Material:
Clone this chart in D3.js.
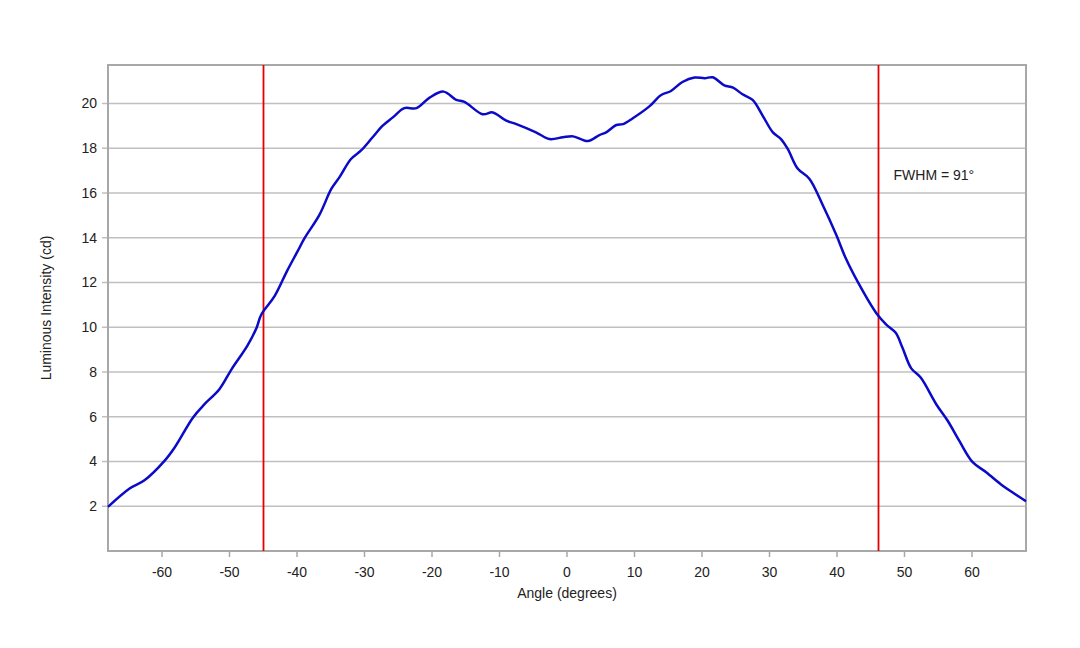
<!DOCTYPE html>
<html>
<head>
<meta charset="utf-8">
<script src="https://cdn.jsdelivr.net/npm/d3@7"></script>
<style>
  body { margin: 0; background: #fff; }
  text { font-family: "Liberation Sans", Arial, sans-serif; fill: #222; }
</style>
</head>
<body>
<div id="chart"></div>
<script>
var angles = [-68, -64.8, -62.6, -59.6, -58.1, -55.4, -53.7, -51.5, -49.7, -47.3, -46.0, -45.3, -43.3, -41.5, -39.9,
  -38.9, -36.7, -34.9, -33.7, -32.0, -30.5, -28.8, -27.3, -25.8, -24.1, -22.3, -20.4, -18.3, -16.4, -15.2,
  -12.5, -11.0, -9.0, -7.5, -4.6, -2.6, -0.6, 0.9, 3.1, 4.8, 5.8, 7.3, 8.3, 9.7, 12.2, 13.9, 15.4, 17.1,
  18.9, 20.4, 21.6, 23.3, 24.6, 26.0, 27.5, 29.0, 30.5, 31.7, 32.7, 34.2, 35.9, 37.9, 39.9, 41.3, 43.3,
  45.8, 47.3, 48.7, 49.7, 51.0, 52.4, 54.7, 56.4, 58.1, 60.1, 62.1, 64.5, 66.3, 68];
var intensity = [1.97, 2.79, 3.16, 4.04, 4.64, 5.97, 6.56, 7.23, 8.12, 9.2, 9.97, 10.56, 11.4, 12.5, 13.4,
  13.97, 15.01, 16.19, 16.71, 17.52, 17.9, 18.49, 19.01, 19.38, 19.79, 19.79, 20.25, 20.53, 20.16, 20.07,
  19.52, 19.6, 19.23, 19.08, 18.71, 18.41, 18.49, 18.53, 18.32, 18.59, 18.71, 19.04, 19.08, 19.33, 19.87, 20.37, 20.56, 20.96,
  21.16, 21.13, 21.17, 20.81, 20.71, 20.41, 20.16, 19.45, 18.71, 18.41, 17.97, 17.08, 16.64, 15.45, 14.12, 13.08, 11.9,
  10.64, 10.12, 9.75, 9.08, 8.16, 7.75, 6.56, 5.82, 4.93, 3.97, 3.52, 2.93, 2.56, 2.22];

var fwhmEdges = [-45, 46];
var fwhmLabel = "FWHM = 91°";
var xTicks = [-60, -50, -40, -30, -20, -10, 0, 10, 20, 30, 40, 50, 60];
var yTicks = [2, 4, 6, 8, 10, 12, 14, 16, 18, 20];

var width = 1080, height = 648;
var margin = {top: 65, right: 54, bottom: 97, left: 108};

var svg = d3.select("#chart").append("svg")
    .attr("width", width)
    .attr("height", height);

var x = d3.scaleLinear()
    .domain([-68, 68])
    .range([margin.left, width - margin.right]);

var y = d3.scaleLinear()
    .domain([0, 21.72])
    .range([height - margin.bottom, margin.top]);

// gridlines
svg.append("g")
    .selectAll("line")
    .data(yTicks)
    .enter().append("line")
    .attr("x1", margin.left - 6)
    .attr("x2", width - margin.right)
    .attr("y1", d => y(d))
    .attr("y2", d => y(d))
    .attr("stroke", "#c0c0c0")
    .attr("stroke-width", 1.5);

svg.append("g")
    .selectAll("text")
    .data(yTicks)
    .enter().append("text")
    .attr("x", margin.left - 11)
    .attr("y", d => y(d))
    .attr("dy", "0.35em")
    .attr("text-anchor", "end")
    .style("font-size", "14px")
    .text(d => d);

// x ticks
svg.append("g")
    .selectAll("line")
    .data(xTicks)
    .enter().append("line")
    .attr("x1", d => x(d))
    .attr("x2", d => x(d))
    .attr("y1", height - margin.bottom)
    .attr("y2", height - margin.bottom + 6)
    .attr("stroke", "#a8a8a8")
    .attr("stroke-width", 1.5);

svg.append("g")
    .selectAll("text")
    .data(xTicks)
    .enter().append("text")
    .attr("x", d => x(d))
    .attr("y", height - margin.bottom + 26)
    .attr("text-anchor", "middle")
    .style("font-size", "14px")
    .text(d => d);

// frame
svg.append("rect")
    .attr("x", margin.left)
    .attr("y", margin.top)
    .attr("width", width - margin.left - margin.right)
    .attr("height", height - margin.top - margin.bottom)
    .attr("fill", "none")
    .attr("stroke", "#a8a8a8")
    .attr("stroke-width", 2);

// FWHM markers
svg.append("g")
    .selectAll("line")
    .data(fwhmEdges)
    .enter().append("line")
    .attr("x1", d => Math.round(x(d)) + 0.5)
    .attr("x2", d => Math.round(x(d)) + 0.5)
    .attr("y1", margin.top)
    .attr("y2", height - margin.bottom)
    .attr("stroke", "#e80000")
    .attr("stroke-width", 1.8);

svg.append("text")
    .attr("x", x(fwhmEdges[1]) + 16)
    .attr("y", y(16.8) + 5)
    .style("font-size", "14px")
    .text(fwhmLabel);

// intensity curve
var line = d3.line()
    .x((d, i) => x(angles[i]))
    .y(d => y(d))
    .curve(d3.curveCatmullRom);

svg.append("path")
    .datum(intensity)
    .attr("d", line)
    .attr("fill", "none")
    .attr("stroke", "#0a0ac8")
    .attr("stroke-width", 2.5);

// axis titles
svg.append("text")
    .attr("x", x(0))
    .attr("y", height - margin.bottom + 47)
    .attr("text-anchor", "middle")
    .style("font-size", "14px")
    .text("Angle (degrees)");

svg.append("text")
    .attr("transform", "translate(51," + ((margin.top + height - margin.bottom) / 2) + ") rotate(-90)")
    .attr("text-anchor", "middle")
    .style("font-size", "14px")
    .text("Luminous Intensity (cd)");
</script>
</body>
</html>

Work instructions:
Write out each line of the data that holds the string "chart".

Response below:
Clone this chart in D3.js.
<div id="chart"></div>
var svg = d3.select("#chart").append("svg")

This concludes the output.